For a while in the Vine prototype, you had to tap on the video to load it before it played. And being inspired by GIFs, we... made the decision to just make them play automatically and load automatically. So we started loading a video before it entered the viewport to make the experience even faster. So while you're watching a video, the next video would already start loading.
And we made it autoplay, which is another innovation that didn't exist on the internet before Vine. After launching Vine, YouTube started autoplaying videos and pretty much every other video platform started doing the same. And this endless feed of videos became part of the core experience of Vine.
Can we pause on this a second? Because I don't think I knew that Vine were the first to do autoplay.
Yeah, definitely the first to popularize it, which is kind of crazy when you think of the ripple effect onto the world today.
I mean, autoplay has changed so many things. And that is so much something that you do just think is part of the inevitable course of the internet. But they were the first to do that.

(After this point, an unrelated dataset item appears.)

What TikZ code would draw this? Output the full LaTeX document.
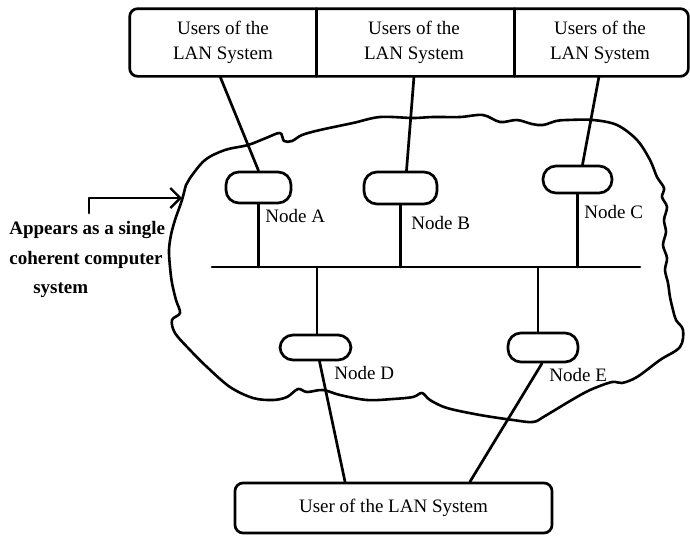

Definitely. I mean, yeah, it's one of those inventions that once you have it, you can't imagine life without it. But I mean, how many articles are written every day about how autoplay video is breaking our brains?
Destroying us? Yeah, I mean, I'm sort of, I'm really impressed, but I'm also a little bit furious with them.
But I guess it's a Pandora's box thing, right? Like, if they didn't invent it, maybe someone else would have. I don't know how much blame you can lay at their feet. Could they have really known back then what they were unleashing? Yeah. I'm always hung up that they popularised looping video.
Because looping video, now it's synonymous with TikTok, but, you know, in 2013, that was basically witchcraft. You want to watch a video, you hit play, you watch it to the end, and it ends. But by removing a beginning and the end, you kind of stretch the concept of a video entirely into something else. It's not an obvious idea, necessarily.